#### What you are asked to do:
Omit every picture, and retype the lines that run from the beginning of the data below through the line containing "const yTicks = [400, 500, 1000, 1500];", inclusive.

++++ Data segment

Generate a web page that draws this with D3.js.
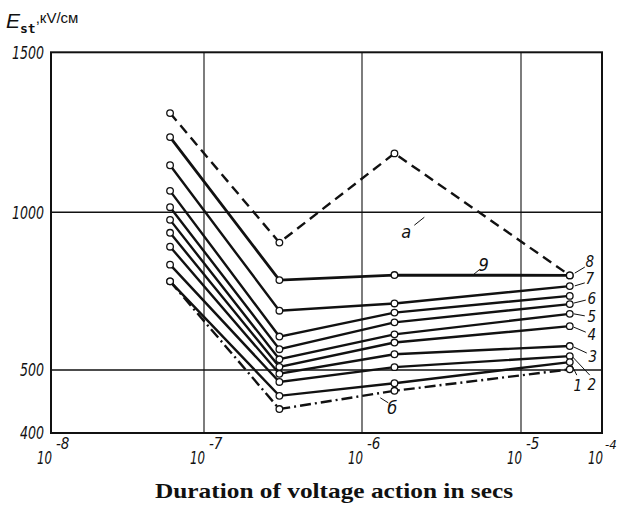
<!DOCTYPE html>
<html>
<head>
<meta charset="utf-8">
<script src="https://cdn.jsdelivr.net/npm/d3@7"></script>
<style>
  body { margin: 0; background: #fff; }
  svg { display: block; }
  .tick-label { font-family: 'Liberation Sans Narrow', 'DejaVu Sans Condensed', sans-serif; font-style: italic; fill: #111; }
</style>
</head>
<body>
<svg id="chart" width="618" height="516"></svg>
<script>
// durations of voltage action, s (same for every curve)
const durations = [6e-8, 3e-7, 1.6e-6, 4e-5];

// breakdown strength E_st, kV/cm
const curveA = [1310, 904, 1184, 800];
const curve9 = [1235, 785, 801, 800];
const curve8 = [1147, 688, 711, 766];
const curve7 = [1067, 606, 682, 735];
const curve6 = [1016, 566, 651, 709];
const curve5 = [976, 534, 613, 678];
const curve4 = [935, 510, 587, 639];
const curve3 = [891, 494, 550, 576];
const curve2 = [834, 481, 509, 544];
const curve1 = [781, 459, 479, 525];
const curveB = [781, 438, 467, 502];

const xTicks = [1e-8, 1e-7, 1e-6, 1e-5, 1e-4];
const xTickExp = ['-8', '-7', '-6', '-5', '-4'];
const yTicks = [400, 500, 1000, 1500];

const series = [
  { name: 'a', values: curveA, style: 'dash' },
  { name: '9', values: curve9, style: 'thick' },
  { name: '8', values: curve8, style: 'solid' },
  { name: '7', values: curve7, style: 'solid' },
  { name: '6', values: curve6, style: 'solid' },
  { name: '5', values: curve5, style: 'solid' },
  { name: '4', values: curve4, style: 'solid' },
  { name: '3', values: curve3, style: 'solid' },
  { name: '2', values: curve2, style: 'solid' },
  { name: '1', values: curve1, style: 'solid' },
  { name: 'б', values: curveB, style: 'dashdot' }
];

const svg = d3.select('#chart');

// the printed axes are not uniform, so both scales are piecewise
const x = d3.scaleLog()
  .domain(xTicks)
  .range([51, 204, 362, 521, 602]);

const y = d3.scaleLinear()
  .domain(yTicks)
  .range([433, 370, 212.3, 52.3]);

// grid
svg.append('g')
  .selectAll('line')
  .data(xTicks.slice(1, -1))
  .join('line')
  .attr('x1', d => x(d)).attr('x2', d => x(d))
  .attr('y1', y(1500)).attr('y2', y(400))
  .attr('stroke', '#111').attr('stroke-width', 1.1);

svg.append('g')
  .selectAll('line')
  .data([500, 1000])
  .join('line')
  .attr('x1', x(1e-8)).attr('x2', x(1e-4))
  .attr('y1', d => y(d)).attr('y2', d => y(d))
  .attr('stroke', '#111').attr('stroke-width', 1.4);

// frame
svg.append('rect')
  .attr('x', x(1e-8)).attr('y', y(1500))
  .attr('width', x(1e-4) - x(1e-8))
  .attr('height', y(400) - y(1500))
  .attr('fill', 'none').attr('stroke', '#111').attr('stroke-width', 2);

// y tick labels
svg.append('g')
  .selectAll('text')
  .data(yTicks)
  .join('text')
  .attr('class', 'tick-label')
  .attr('x', 44).attr('y', d => y(d))
  .attr('dy', '0.36em')
  .attr('text-anchor', 'end')
  .attr('font-size', 18)
  .attr('textLength', d => String(d).length * 8)
  .attr('lengthAdjust', 'spacingAndGlyphs')
  .text(d => d);

// x tick labels: 10 with raised exponent
const xl = svg.append('g')
  .selectAll('g')
  .data(xTicks)
  .join('g')
  .attr('transform', d => `translate(${x(d)},0)`);
xl.append('text')
  .attr('class', 'tick-label')
  .attr('x', 1).attr('y', 464)
  .attr('text-anchor', 'end')
  .attr('font-size', 17)
  .attr('textLength', 15)
  .attr('lengthAdjust', 'spacingAndGlyphs')
  .text('10');
// last exponent sits at the page edge, keep it inside
xl.append('text')
  .attr('class', 'tick-label')
  .attr('x', (d, i) => i === xTicks.length - 1 ? 3 : 5).attr('y', 449)
  .attr('font-size', (d, i) => i === xTicks.length - 1 ? 13 : 15)
  .text((d, i) => xTickExp[i]);

// axis titles
const yt = svg.append('text')
  .attr('x', 6).attr('y', 28)
  .attr('fill', '#111');
yt.append('tspan')
  .attr('font-family', "'Liberation Sans Narrow', sans-serif")
  .attr('font-style', 'italic')
  .attr('font-size', 21)
  .text('E');
yt.append('tspan')
  .attr('font-family', "'DejaVu Sans Mono', monospace")
  .attr('font-weight', 'bold')
  .attr('font-size', 13)
  .attr('dy', 5)
  .text('st');
yt.append('tspan')
  .attr('font-family', "'Liberation Sans Narrow', sans-serif")
  .attr('font-size', 15)
  .attr('dy', -10)
  .text(',кV/см');

svg.append('text')
  .attr('x', 334).attr('y', 498)
  .attr('text-anchor', 'middle')
  .attr('font-family', "'Liberation Serif', 'DejaVu Serif', serif")
  .attr('font-weight', 'bold')
  .attr('font-size', 21)
  .attr('textLength', 358)
  .attr('lengthAdjust', 'spacingAndGlyphs')
  .attr('fill', '#111')
  .text('Duration of voltage action in secs');

// curves
const line = d3.line()
  .x((d, i) => x(durations[i]))
  .y(d => y(d));

const dashes = { dash: '10,6', dashdot: '11,4,2,4', solid: null, thick: null };

svg.append('g')
  .selectAll('path')
  .data(series)
  .join('path')
  .attr('d', d => line(d.values))
  .attr('fill', 'none')
  .attr('stroke', '#111')
  .attr('stroke-width', d => d.style === 'thick' ? 2.8 : 2.4)
  .attr('stroke-dasharray', d => dashes[d.style]);

svg.append('g')
  .selectAll('g')
  .data(series)
  .join('g')
  .selectAll('circle')
  .data(d => d.values)
  .join('circle')
  .attr('cx', (d, i) => x(durations[i]))
  .attr('cy', d => y(d))
  .attr('r', 3.3)
  .attr('fill', '#fff')
  .attr('stroke', '#111')
  .attr('stroke-width', 1.3);

// curve labels: [name, label dx, dy, leader start dx, dy, leader end dx, dy] in px, relative to last point
const endLabels = [
  ['8', 20, -24, 5, -13, 15, -19],
  ['7', 20, -17, 5, -10, 15, -13],
  ['6', 22, -5, 4, -1, 16, -4],
  ['5', 22, 3, 4, 0, 15, 2],
  ['4', 22, 9, 4, 1, 16, 6],
  ['3', 23, 11, 4, 1, 17, 7],
  ['2', 22, 29, 3, 1, 20, 19],
  ['1', 8, 24, 2, 3, 7, 13]
];

const lastIdx = durations.length - 1;
const byName = Object.fromEntries(series.map(s => [s.name, s]));

endLabels.forEach(([name, lx, ly, sx, sy, ex, ey]) => {
  const px = x(durations[lastIdx]);
  const py = y(byName[name].values[lastIdx]);
  svg.append('line')
    .attr('x1', px + sx).attr('y1', py + sy)
    .attr('x2', px + ex).attr('y2', py + ey)
    .attr('stroke', '#111').attr('stroke-width', 1);
  svg.append('text')
    .attr('class', 'tick-label')
    .attr('x', px + lx).attr('y', py + ly)
    .attr('dy', '0.35em')
    .attr('text-anchor', 'middle')
    .attr('font-size', 15)
    .text(name);
});

// labels placed along the middle of the chart
const midLabels = [
  { text: '9', at: [5.5e-6, 800], lx: 4, ly: -11, leader: [[-6, -1], [0, -6]] },
  { text: 'a', at: [1.9e-6, 940], lx: 0, ly: 0, leader: [[8, -6], [18, -14]] },
  { text: 'б', at: [1.55e-6, 440], lx: 0, ly: 0, leader: [[-12, -10], [-4, -5]] }
];

midLabels.forEach(m => {
  const px = x(m.at[0]);
  const py = y(m.at[1]);
  svg.append('line')
    .attr('x1', px + m.leader[0][0]).attr('y1', py + m.leader[0][1])
    .attr('x2', px + m.leader[1][0]).attr('y2', py + m.leader[1][1])
    .attr('stroke', '#111').attr('stroke-width', 1);
  svg.append('text')
    .attr('class', 'tick-label')
    .attr('x', px + m.lx).attr('y', py + m.ly)
    .attr('dy', '0.35em')
    .attr('text-anchor', 'middle')
    .attr('font-size', 18)
    .text(m.text);
});
</script>
</body>
</html>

++++++++

#### Answer below:
Generate a web page that draws this with D3.js.
<!DOCTYPE html>
<html>
<head>
<meta charset="utf-8">
<script src="https://cdn.jsdelivr.net/npm/d3@7"></script>
<style>
  body { margin: 0; background: #fff; }
  svg { display: block; }
  .tick-label { font-family: 'Liberation Sans Narrow', 'DejaVu Sans Condensed', sans-serif; font-style: italic; fill: #111; }
</style>
</head>
<body>
<svg id="chart" width="618" height="516"></svg>
<script>
// durations of voltage action, s (same for every curve)
const durations = [6e-8, 3e-7, 1.6e-6, 4e-5];

// breakdown strength E_st, kV/cm
const curveA = [1310, 904, 1184, 800];
const curve9 = [1235, 785, 801, 800];
const curve8 = [1147, 688, 711, 766];
const curve7 = [1067, 606, 682, 735];
const curve6 = [1016, 566, 651, 709];
const curve5 = [976, 534, 613, 678];
const curve4 = [935, 510, 587, 639];
const curve3 = [891, 494, 550, 576];
const curve2 = [834, 481, 509, 544];
const curve1 = [781, 459, 479, 525];
const curveB = [781, 438, 467, 502];

const xTicks = [1e-8, 1e-7, 1e-6, 1e-5, 1e-4];
const xTickExp = ['-8', '-7', '-6', '-5', '-4'];
const yTicks = [400, 500, 1000, 1500];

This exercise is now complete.